◆ **What the task requires**
Your job is to retype all of the data word for word, leaving every image out.

◆ **Supplied material**
= = =
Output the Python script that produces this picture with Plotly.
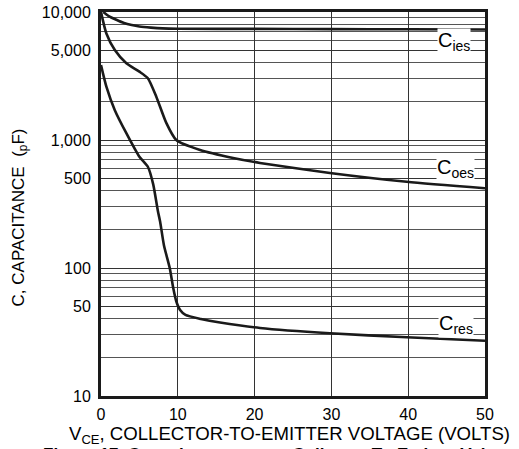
import math
import plotly.graph_objects as go

# Data
vce_ies = [0.3, 1, 2, 3, 4, 5, 6.5, 8, 10, 20, 30, 40, 50]
c_ies = [10000, 9300, 8700, 8200, 7900, 7700, 7550, 7450, 7400, 7380, 7350, 7330, 7300]

vce_oes = [0, 0.7, 1.8, 3.3, 5.0, 6.1, 7.2, 8.5, 9.8, 12.9, 17.2, 20.7, 29.8, 39.8, 50]
c_oes = [10000, 6800, 5050, 3980, 3420, 3040, 2180, 1360, 1000, 836, 724, 662, 553, 472, 420]

vce_res = [0, 0.7, 1.8, 3.3, 5.0, 6.1, 6.8, 7.4, 7.7, 8.2, 8.95, 9.4, 9.8, 10.3, 11, 13, 15.5, 20.7, 29.8, 39.8, 50]
c_res = [3850, 2610, 1710, 1130, 740, 618, 450, 280, 230, 150, 100, 70, 55, 47, 43, 40, 37.5, 34, 30.9, 28.8, 27.0]

y_tickvals = [10, 50, 100, 500, 1000, 5000, 10000]
y_ticktext = ["10", "50", "100", "500", "1,000", "5,000", "10,000"]
y_gridvals = [m * d for d in (10, 100, 1000) for m in range(2, 10)] + [100, 1000]
x_tickvals = [0, 10, 20, 30, 40, 50]

labels = ["C<sub>ies</sub>", "C<sub>oes</sub>", "C<sub>res</sub>"]
label_x = [45.9, 46.1, 46.2]
label_y = [5830, 600, 36]

x_title = "V<sub>CE</sub>, COLLECTOR-TO-EMITTER VOLTAGE (VOLTS)"
y_title = "C, CAPACITANCE  (<sub>p</sub>F)"
fig_title = "<b>Figure 17. Capacitance versus Collector-To-Emitter Voltage</b>"

FONT = "Liberation Sans, Arial, sans-serif"

fig = go.Figure()
for xs, ys in [(vce_ies, c_ies), (vce_oes, c_oes), (vce_res, c_res)]:
    fig.add_trace(go.Scatter(x=xs, y=ys, mode="lines",
                             line=dict(color="#1a1a1a", width=2.6, shape="spline", smoothing=0.6),
                             showlegend=False, hoverinfo="skip"))

for t, lx, ly in zip(labels, label_x, label_y):
    fig.add_annotation(x=lx, y=math.log10(ly), text=t, showarrow=False,
                       font=dict(family=FONT, size=20, color="black"),
                       bgcolor="white", borderpad=0)

fig.add_annotation(xref="paper", yref="paper", x=0.49, y=-0.102, xanchor="center", yanchor="middle",
                   text=x_title, showarrow=False, font=dict(family=FONT, size=18.6, color="black"))
fig.add_annotation(xref="paper", yref="paper", x=-0.211, y=0.465, xanchor="center", yanchor="middle",
                   textangle=-90, text=y_title, showarrow=False,
                   font=dict(family=FONT, size=17, color="black"))
fig.add_annotation(xref="paper", yref="paper", x=-0.155, y=-0.122, xanchor="left", yanchor="top",
                   text=fig_title, showarrow=False, font=dict(family=FONT, size=17, color="black"))

fig.update_layout(
    width=519, height=449,
    margin=dict(l=101, r=34, t=12, b=53),
    paper_bgcolor="white", plot_bgcolor="white",
    font=dict(family=FONT, size=16, color="black"),
    xaxis=dict(range=[0, 50], tickvals=x_tickvals, showgrid=True, gridcolor="#333333", gridwidth=1,
               showline=True, linecolor="#1a1a1a", linewidth=3, mirror=True, ticks="",
               zeroline=False, tickfont=dict(size=16), automargin=False, ticklabelstandoff=2,
               ticklabeloverflow="allow"),
    yaxis=dict(type="log", range=[1, 4], tickvals=y_tickvals, ticktext=y_ticktext,
               showgrid=True, gridcolor="#333333", gridwidth=1,
               minor=dict(tickvals=y_gridvals, showgrid=True, gridcolor="#555555", gridwidth=1, ticks=""),
               showline=True, linecolor="#1a1a1a", linewidth=3, mirror=True, ticks="",
               zeroline=False, tickfont=dict(size=16), automargin=False, ticklabelstandoff=4,
               ticklabeloverflow="allow"),
)

fig.write_html("out.html", config={"displayModeBar": False},
               post_script="document.body.style.margin='0';")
= = =
◆ **Answer in full**
Output the Python script that produces this picture with Plotly.
import math
import plotly.graph_objects as go

# Data
vce_ies = [0.3, 1, 2, 3, 4, 5, 6.5, 8, 10, 20, 30, 40, 50]
c_ies = [10000, 9300, 8700, 8200, 7900, 7700, 7550, 7450, 7400, 7380, 7350, 7330, 7300]

vce_oes = [0, 0.7, 1.8, 3.3, 5.0, 6.1, 7.2, 8.5, 9.8, 12.9, 17.2, 20.7, 29.8, 39.8, 50]
c_oes = [10000, 6800, 5050, 3980, 3420, 3040, 2180, 1360, 1000, 836, 724, 662, 553, 472, 420]

vce_res = [0, 0.7, 1.8, 3.3, 5.0, 6.1, 6.8, 7.4, 7.7, 8.2, 8.95, 9.4, 9.8, 10.3, 11, 13, 15.5, 20.7, 29.8, 39.8, 50]
c_res = [3850, 2610, 1710, 1130, 740, 618, 450, 280, 230, 150, 100, 70, 55, 47, 43, 40, 37.5, 34, 30.9, 28.8, 27.0]

y_tickvals = [10, 50, 100, 500, 1000, 5000, 10000]
y_ticktext = ["10", "50", "100", "500", "1,000", "5,000", "10,000"]
y_gridvals = [m * d for d in (10, 100, 1000) for m in range(2, 10)] + [100, 1000]
x_tickvals = [0, 10, 20, 30, 40, 50]

labels = ["C<sub>ies</sub>", "C<sub>oes</sub>", "C<sub>res</sub>"]
label_x = [45.9, 46.1, 46.2]
label_y = [5830, 600, 36]

x_title = "V<sub>CE</sub>, COLLECTOR-TO-EMITTER VOLTAGE (VOLTS)"
y_title = "C, CAPACITANCE  (<sub>p</sub>F)"
fig_title = "<b>Figure 17. Capacitance versus Collector-To-Emitter Voltage</b>"

FONT = "Liberation Sans, Arial, sans-serif"

fig = go.Figure()
for xs, ys in [(vce_ies, c_ies), (vce_oes, c_oes), (vce_res, c_res)]:
    fig.add_trace(go.Scatter(x=xs, y=ys, mode="lines",
                             line=dict(color="#1a1a1a", width=2.6, shape="spline", smoothing=0.6),
                             showlegend=False, hoverinfo="skip"))

for t, lx, ly in zip(labels, label_x, label_y):
    fig.add_annotation(x=lx, y=math.log10(ly), text=t, showarrow=False,
                       font=dict(family=FONT, size=20, color="black"),
                       bgcolor="white", borderpad=0)

fig.add_annotation(xref="paper", yref="paper", x=0.49, y=-0.102, xanchor="center", yanchor="middle",
                   text=x_title, showarrow=False, font=dict(family=FONT, size=18.6, color="black"))
fig.add_annotation(xref="paper", yref="paper", x=-0.211, y=0.465, xanchor="center", yanchor="middle",
                   textangle=-90, text=y_title, showarrow=False,
                   font=dict(family=FONT, size=17, color="black"))
fig.add_annotation(xref="paper", yref="paper", x=-0.155, y=-0.122, xanchor="left", yanchor="top",
                   text=fig_title, showarrow=False, font=dict(family=FONT, size=17, color="black"))

fig.update_layout(
    width=519, height=449,
    margin=dict(l=101, r=34, t=12, b=53),
    paper_bgcolor="white", plot_bgcolor="white",
    font=dict(family=FONT, size=16, color="black"),
    xaxis=dict(range=[0, 50], tickvals=x_tickvals, showgrid=True, gridcolor="#333333", gridwidth=1,
               showline=True, linecolor="#1a1a1a", linewidth=3, mirror=True, ticks="",
               zeroline=False, tickfont=dict(size=16), automargin=False, ticklabelstandoff=2,
               ticklabeloverflow="allow"),
    yaxis=dict(type="log", range=[1, 4], tickvals=y_tickvals, ticktext=y_ticktext,
               showgrid=True, gridcolor="#333333", gridwidth=1,
               minor=dict(tickvals=y_gridvals, showgrid=True, gridcolor="#555555", gridwidth=1, ticks=""),
               showline=True, linecolor="#1a1a1a", linewidth=3, mirror=True, ticks="",
               zeroline=False, tickfont=dict(size=16), automargin=False, ticklabelstandoff=4,
               ticklabeloverflow="allow"),
)

fig.write_html("out.html", config={"displayModeBar": False},
               post_script="document.body.style.margin='0';")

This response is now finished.